Under the bill, thousands of retirees, disabled people, women with children, pregnant women and victims of the Chernobyl disaster will be freed from prison, RIA Novosti reported. Precisely when they will be let out is unclear.
The law clears the way for Pussy Riot members Nadezhda Tolokonnikova, 24, and Maria Alyokhina, 25, to be freed from jail because they are both mothers of young children, RIA Novosti reported.
Alyokhina and Tolokonnikova are serving two-year prison sentences for hooliganism motivated by religious hatred for a performance by the punk rock collective against Russian President Vladimir Putin in Moscow's main cathedral in February 2012.
The final draft of the amnesty bill was also extended to include individuals still on trial and yet to be sentenced.
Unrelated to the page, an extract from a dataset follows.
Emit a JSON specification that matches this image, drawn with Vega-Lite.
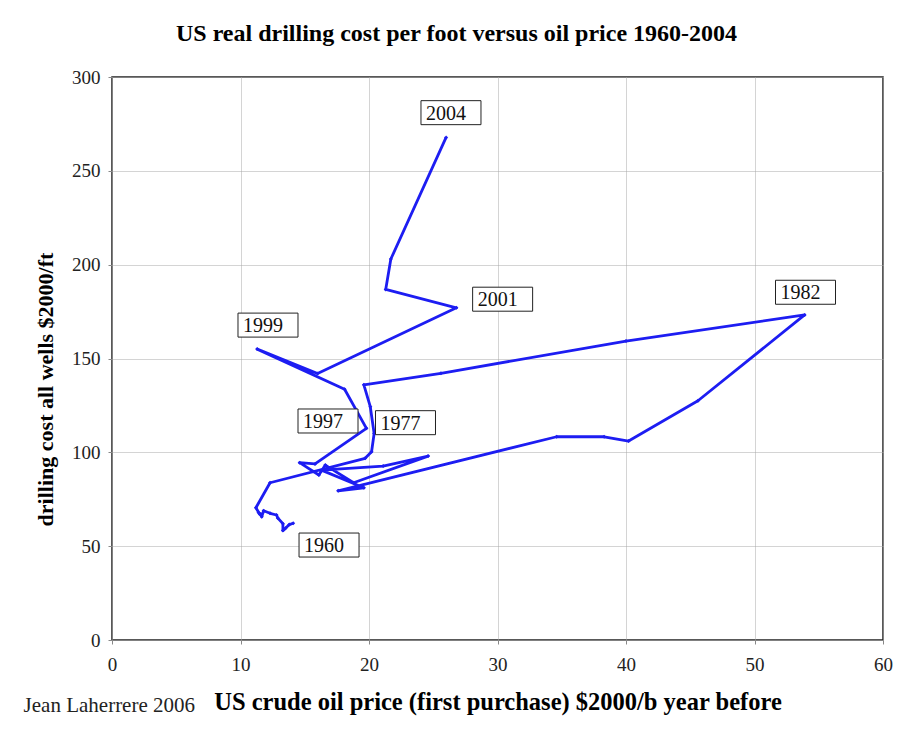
{
  "$schema": "https://vega.github.io/schema/vega-lite/v6.json",
  "width": 771,
  "height": 563,
  "autosize": {"type": "none"},
  "padding": {"left": 112, "top": 77, "right": 14, "bottom": 104},
  "background": "white",
  "config": {
    "font": "Liberation Serif",
    "view": {"stroke": "#222222", "strokeWidth": 1.5},
    "axis": {
      "domain": false,
      "grid": true,
      "gridColor": "#a8a8a8",
      "gridDash": [1, 1],
      "gridWidth": 1,
      "tickColor": "#888888",
      "tickSize": 4,
      "labelFlush": false,
      "labelFont": "Liberation Serif",
      "labelFontSize": 19,
      "labelColor": "#222222",
      "titleFont": "Liberation Serif",
      "titleFontWeight": "bold",
      "titleColor": "#000000"
    }
  },
  "title": {
    "text": "US real drilling cost per foot versus oil price 1960-2004",
    "font": "Liberation Serif",
    "fontSize": 24,
    "fontWeight": "bold",
    "color": "#000000",
    "offset": 22,
    "dx": -41,
    "anchor": "middle"
  },
  "datasets": {
    "path": [
      {"year": 1960, "price": 14.1, "cost": 62.2},
      {"year": 1961, "price": 13.8, "cost": 61.5},
      {"year": 1962, "price": 13.5, "cost": 59.5},
      {"year": 1963, "price": 13.3, "cost": 58.3},
      {"year": 1964, "price": 13.3, "cost": 62.0},
      {"year": 1965, "price": 12.9, "cost": 65.0},
      {"year": 1966, "price": 12.8, "cost": 66.6},
      {"year": 1967, "price": 12.3, "cost": 67.5},
      {"year": 1968, "price": 11.8, "cost": 68.9},
      {"year": 1969, "price": 11.65, "cost": 65.7},
      {"year": 1970, "price": 11.6, "cost": 67.0},
      {"year": 1971, "price": 11.4, "cost": 68.0},
      {"year": 1972, "price": 11.5, "cost": 67.0},
      {"year": 1973, "price": 11.2, "cost": 70.5},
      {"year": 1974, "price": 12.3, "cost": 83.8},
      {"year": 1975, "price": 19.7, "cost": 96.8},
      {"year": 1976, "price": 20.2, "cost": 100.3},
      {"year": 1977, "price": 20.4, "cost": 110.0},
      {"year": 1978, "price": 20.1, "cost": 124.3},
      {"year": 1979, "price": 19.6, "cost": 136.0},
      {"year": 1980, "price": 25.6, "cost": 142.1},
      {"year": 1981, "price": 40.0, "cost": 159.3},
      {"year": 1982, "price": 53.9, "cost": 173.2},
      {"year": 1983, "price": 45.6, "cost": 127.5},
      {"year": 1984, "price": 40.2, "cost": 106.0},
      {"year": 1985, "price": 38.3, "cost": 108.3},
      {"year": 1986, "price": 34.6, "cost": 108.3},
      {"year": 1987, "price": 17.6, "cost": 79.5},
      {"year": 1988, "price": 19.6, "cost": 81.1},
      {"year": 1989, "price": 16.3, "cost": 90.5},
      {"year": 1990, "price": 21.1, "cost": 92.7},
      {"year": 1991, "price": 24.6, "cost": 98.0},
      {"year": 1992, "price": 18.8, "cost": 83.8},
      {"year": 1993, "price": 16.6, "cost": 93.2},
      {"year": 1994, "price": 16.1, "cost": 87.9},
      {"year": 1995, "price": 14.6, "cost": 94.5},
      {"year": 1996, "price": 15.8, "cost": 93.8},
      {"year": 1997, "price": 19.8, "cost": 112.8},
      {"year": 1998, "price": 18.1, "cost": 133.6},
      {"year": 1999, "price": 11.3, "cost": 155.0},
      {"year": 2000, "price": 16.0, "cost": 142.0},
      {"year": 2001, "price": 26.8, "cost": 177.0},
      {"year": 2002, "price": 21.3, "cost": 186.8},
      {"year": 2003, "price": 21.7, "cost": 203.0},
      {"year": 2004, "price": 26.0, "cost": 267.8}
    ],
    "labels": [
      {"label": "2004", "price": 26.38, "cost": 281.0},
      {"label": "2001", "price": 30.4, "cost": 181.6},
      {"label": "1982", "price": 53.97, "cost": 185.3},
      {"label": "1999", "price": 12.14, "cost": 167.8},
      {"label": "1997", "price": 16.81, "cost": 116.7},
      {"label": "1977", "price": 22.84, "cost": 115.8},
      {"label": "1960", "price": 16.89, "cost": 50.6}
    ],
    "credit": [
      {"note": "Jean Laherrere 2006", "price": 6.46, "cost": -35.0}
    ]
  },
  "layer": [
    {
      "data": {"name": "path"},
      "mark": {"type": "line", "color": "#1d1df2", "strokeWidth": 2.8, "strokeJoin": "round"},
      "encoding": {
        "x": {
          "field": "price", "type": "quantitative",
          "scale": {"domain": [0, 60], "nice": false},
          "axis": {"values": [0, 10, 20, 30, 40, 50, 60], "title": "US crude oil price (first purchase) $2000/b year before", "titleFontSize": 24.5, "labelPadding": 11, "titlePadding": 16}
        },
        "y": {
          "field": "cost", "type": "quantitative",
          "scale": {"domain": [0, 300], "nice": false},
          "axis": {"values": [0, 50, 100, 150, 200, 250, 300], "title": "drilling cost all wells $2000/ft", "titleFontSize": 22, "labelPadding": 8, "titlePadding": 14, "titleY": 312}
        },
        "order": {"field": "year", "type": "quantitative"}
      }
    },
    {
      "data": {"name": "path"},
      "mark": {"type": "point", "shape": "diamond", "filled": true, "color": "#1d1df2", "size": 16, "opacity": 1},
      "encoding": {
        "x": {"field": "price", "type": "quantitative"},
        "y": {"field": "cost", "type": "quantitative"}
      }
    },
    {
      "data": {"name": "labels"},
      "mark": {"type": "point", "shape": "M-1,-0.4H1V0.4H-1Z", "size": 3600, "filled": false, "fill": "white", "fillOpacity": 1, "stroke": "#222222", "strokeWidth": 1, "opacity": 1},
      "encoding": {
        "x": {"field": "price", "type": "quantitative"},
        "y": {"field": "cost", "type": "quantitative"}
      }
    },
    {
      "data": {"name": "labels"},
      "mark": {"type": "text", "font": "Liberation Serif", "fontSize": 20, "color": "#111111", "dx": -5, "dy": 1, "align": "center", "baseline": "middle"},
      "encoding": {
        "x": {"field": "price", "type": "quantitative"},
        "y": {"field": "cost", "type": "quantitative"},
        "text": {"field": "label"}
      }
    },
    {
      "data": {"name": "credit"},
      "mark": {"type": "text", "font": "Liberation Serif", "fontSize": 21, "color": "#222222", "align": "right", "baseline": "middle"},
      "encoding": {
        "x": {"field": "price", "type": "quantitative"},
        "y": {"field": "cost", "type": "quantitative"},
        "text": {"field": "note"}
      }
    }
  ]
}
That means the so-called "Arctic 30" Greenpeace members will also be saved from prison sentences.
The Greenpeace members were charged with hooliganism after trying to scale the side of an oil rig operated by the Russian energy giant Gazprom on Sept. 18.
The amnesty measure granted amnesty to retirees, invalids, women with children and pregnant women, and victims of the Chernobyl disaster. It does not include those convicted of terrorism-related offenses and sex crimes.
Notably, the harsh Kremlin critic Alexei Navalny, who was convicted of embezzlement earlier this year, will not be among those freed from prison.